There are, in fact, several ways to earn back what you’ve spent on real estate:

 

Real Estate Appreciation

 

Real estate appreciation happens when a property’s value increases due to a change in the real estate market. If the location of your property has a shopping mall built nearby, the traffic in that area will likely become busier than it once was, which affects property value. Making modifications to the property to make it more attractive to potential buyers will also help with the property’s appreciation. The downside of real estate appreciation is that it’s a rather unpredictable game to play, which ultimately makes it riskier to get involved in rather than more stable sources of income.

 

Cash Flow Income

 

Another way you can make money off your real estate investment is to buy a building—an apartment building, self-storage spaces, office buildings, etc.—and generating cash flow income by renting out spaces in these buildings to collect tenant rent.

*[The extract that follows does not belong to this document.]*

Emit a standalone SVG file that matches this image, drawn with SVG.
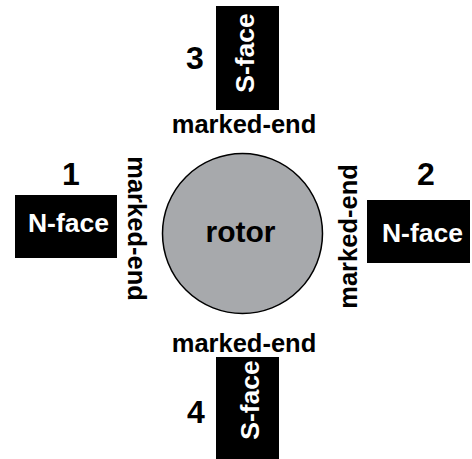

This focuses on the real estate property itself and, so long as space is rented out in your unit, it will get you a monthly payment from all of your tenants. 

 

Real Estate Related Income

 

Specialists in the real estate industry, such as real estate brokers, can make money on their investments in two different ways. They can make money from commissions on properties they’ve helped clients buy or sell, or they can earn their money from real estate management companies. With the latter, however, the companies will keep a percentage of the rent in exchange for running the day-to-day operations of the property they reside on.